By Zinnia B. Dela Peña (The Philippine Star) Updated December 06, 2010 12:00 AM
MANILA, Philippines - Vista Land & Lifescapes Inc. has obtained the Securities and Exchange Commission’s nod to create a new class of voting preferred shares to attract more foreign and local investment in the company.
Based on its approved amended articles of incorporation, Vista Land’s authorized capital of P12 billion now comprises 11 billion common shares with a par value of P1 each and 10 billion voting, cumulative, non-participating, non-convertible and non-redeemable preferred shares with a par value of P0.10 apiece.
The new authorized capital stock of the company and the creation of preferred shares will enable the company to carry out further equity fund raising by allowing additional foreign and domestic investment, Vista Land said.
Preferred shares shall have the preference over common shares in case of liquidation or dissolution of the corporation. Holders of the preferred shares shall have no pre-emptive right to subscribe to any issue or disposition of shares of any class of the corporation.
The amended articles of incorporation also states that the company may issue preferred shares from time to time in one or more series as the board of directors may determine.
Dividends shall be cumulative from and after the date of issue unless the full accumulated dividends on all preferred shares for all past dividend periods and for the current dividend period shall have been declared and paid by the corporation.
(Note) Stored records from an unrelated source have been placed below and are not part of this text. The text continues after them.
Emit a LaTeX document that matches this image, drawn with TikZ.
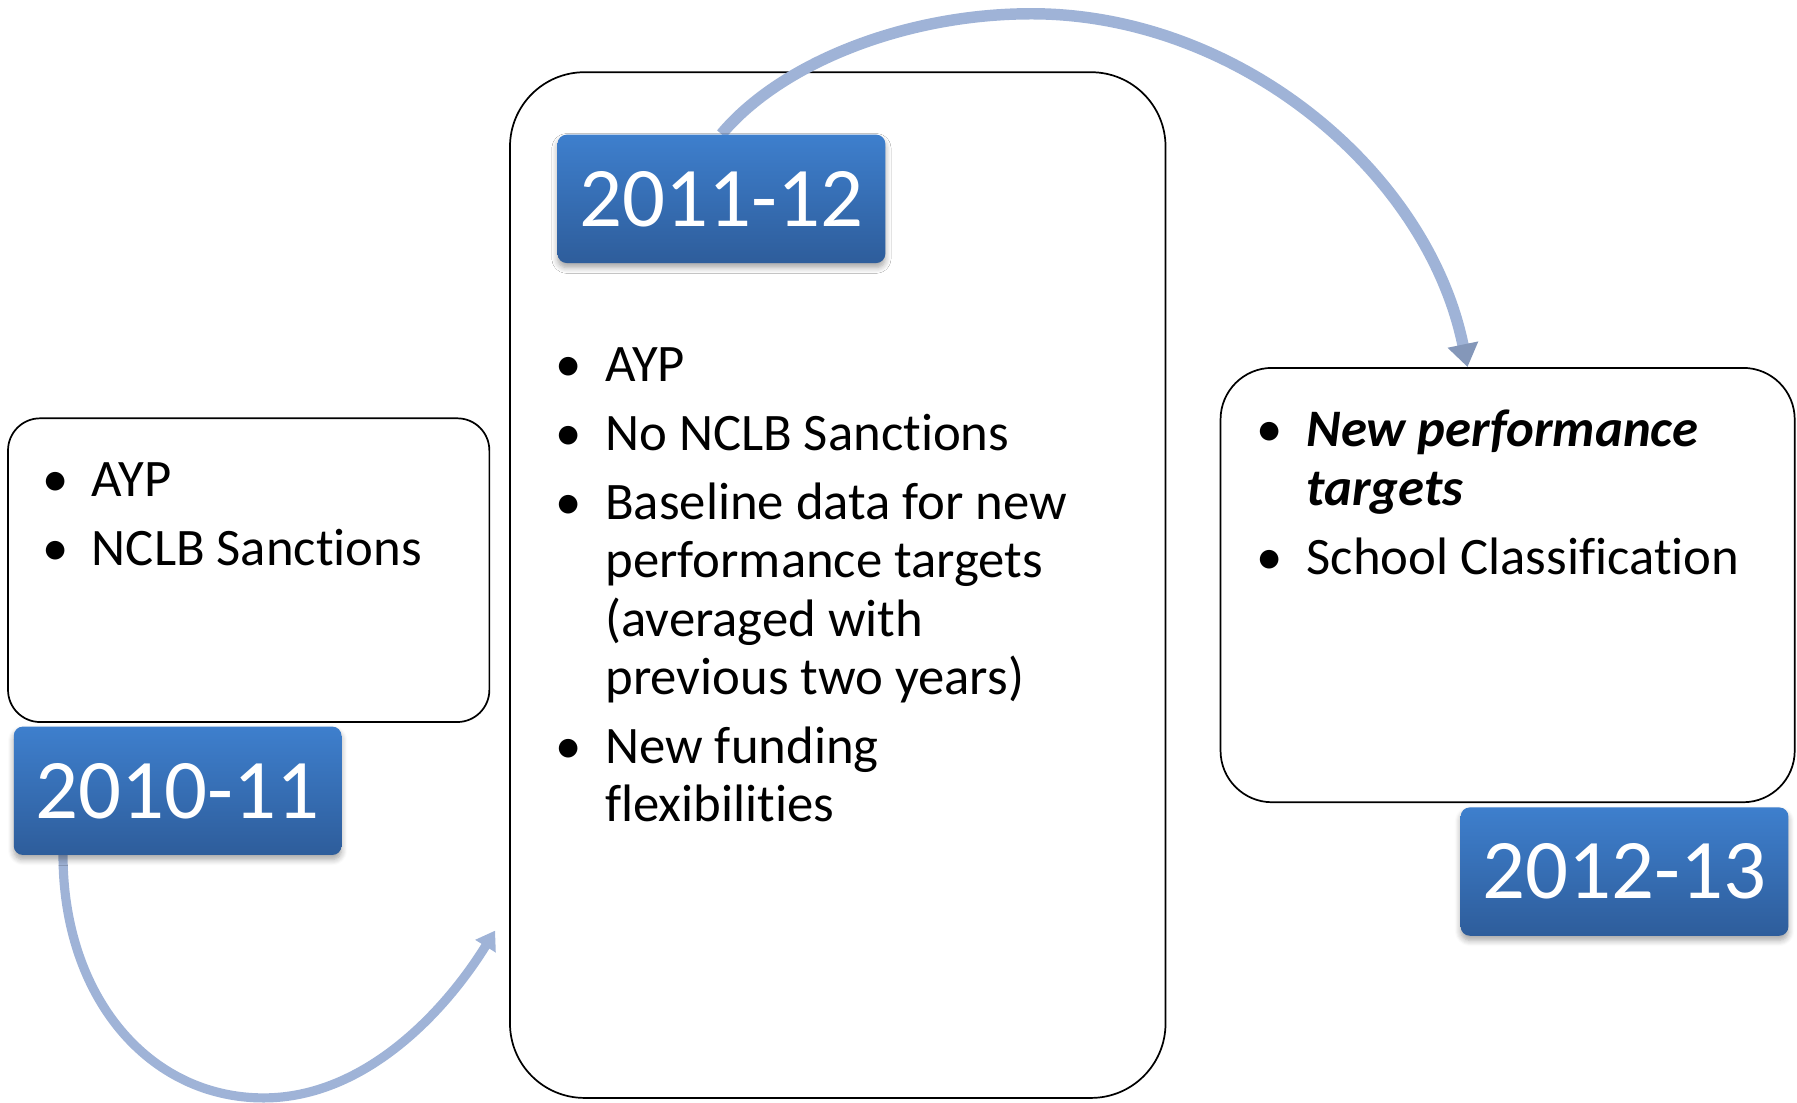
\documentclass[tikz,border=0pt]{standalone}
\usepackage{fontspec}
\setmainfont[Ligatures=NoCommon]{Carlito}
\usetikzlibrary{arrows.meta,shadows.blur}
\definecolor{lblTop}{HTML}{3E7FCD}
\definecolor{lblBot}{HTML}{2E5D9B}
\definecolor{arrC}{HTML}{9FB3D7}
\definecolor{arrH}{HTML}{8497B9}
\newcommand\bitem[1]{\par\noindent\hangindent=43.5pt\hangafter=1\makebox[43.5pt][l]{\textbullet}#1}
\newcommand\bullist[2]{\begin{minipage}[t]{#1}\fontsize{46}{51}\selectfont\setlength{\parskip}{9pt}#2\end{minipage}}
\tikzset{
  frame/.style={draw=black, line width=1.5pt, fill=white, inner sep=0pt},
  lbl/.style={rounded corners=8pt, top color=lblTop, bottom color=lblBot, draw=none,
    minimum width=286pt, minimum height=112pt, inner sep=0pt, text=white,
    font=\fontsize{74}{78}\selectfont,
    blur shadow={shadow xshift=0pt, shadow yshift=-4pt, shadow blur steps=6, shadow blur radius=5pt, shadow opacity=35}},
  txt/.style={inner sep=0pt, anchor=base west},
  conn/.style={draw=arrC, line cap=butt}
}
\begin{document}
\begin{tikzpicture}[x=1pt,y=-1pt]
\useasboundingbox (0,0) rectangle (1568,962);
% boxes
\node[frame, rounded corners=28pt, minimum width=420pt, minimum height=265pt] (b1) at (217,497.5) {};
\node[frame, rounded corners=65pt, minimum width=572pt, minimum height=895pt] (b2) at (731,510.5) {};
\node[frame, rounded corners=45pt, minimum width=501pt, minimum height=379pt] (b3) at (1315.5,510.5) {};
% label positions (nodes drawn later)
\coordinate (l1c) at (155,690);
\coordinate (l2c) at (629.5,173.5);
\coordinate (l3c) at (1417.5,760.5);
% connectors
\coordinate (a1s) at (55,746);
\coordinate (a1m) at (230,958);
\coordinate (a1e) at (432,812);
\coordinate (a2s) at (629.5,117);
\coordinate (a2m) at (900,12);
\coordinate (a2e) at ([xshift=-35pt]b3.north);
\draw[conn, line width=8pt, -{Triangle[length=16pt,width=20pt,color=arrC]}]
  (a1s) .. controls +(0,124) and +(-100,0) .. (a1m)
        .. controls +(90,0) and +(-42,68) .. (a1e);
\draw[conn, line width=10pt, -{Triangle[length=20pt,width=26pt,color=arrH]}]
  (a2s) .. controls +(52,-62) and +(-110,0) .. (a2m)
        .. controls +(180,0) and +(-35,-171) .. (a2e);
% labels
\node[lbl] (l1) at (l1c) {2010-11};
\node[lbl] (l2) at (l2c) {2011-12};
\node[lbl] (l3) at (l3c) {2012-13};
% texts
\node[txt] (t1) at (36.5,433) {\bullist{390pt}{\bitem{AYP}\bitem{NCLB Sanctions}}};
\node[txt] (t2) at (484.5,333) {\bullist{520pt}{\bitem{AYP}\bitem{No NCLB Sanctions}\bitem{Baseline data for new\newline performance targets\newline (averaged with\newline previous two years)}\bitem{New funding\newline flexibilities}}};
\node[txt] (t3) at (1096.5,390) {\bullist{460pt}{\bitem{\textbf{\textit{New performance\newline targets}}}\bitem{School Classification}}};
\end{tikzpicture}
\end{document}
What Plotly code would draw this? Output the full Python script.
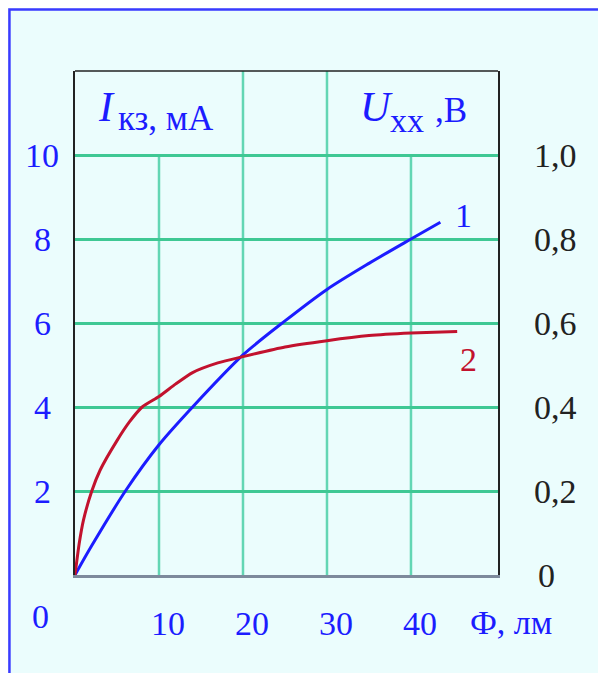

Preferred shares of each and any series shall not be entitled to any participation or share in the retained earnings remaining after dividend payments shall have been made on the preferred shares.
Vista Land is the country’s leading homebuilder and has a geographic presence around the Philippines. It caters to practically all income segments of the real estate market through its four brands-Brittany, Crown Asia, Camella, and condominium developer Vista Residences.
The company successfully debuted in the offshore debt capital markets in September with a $100 million five-year unsecured bond issue. This was part of an overall financing strategy which should allow the company to diversify its sources of funding.
The company is all set to roll out new projects, which would bring the total value of its vertical developments to P12.5 billion by next year.
It is also easing into commercial property development via its existing master-planned communities, which also signals its entry into the leasing business.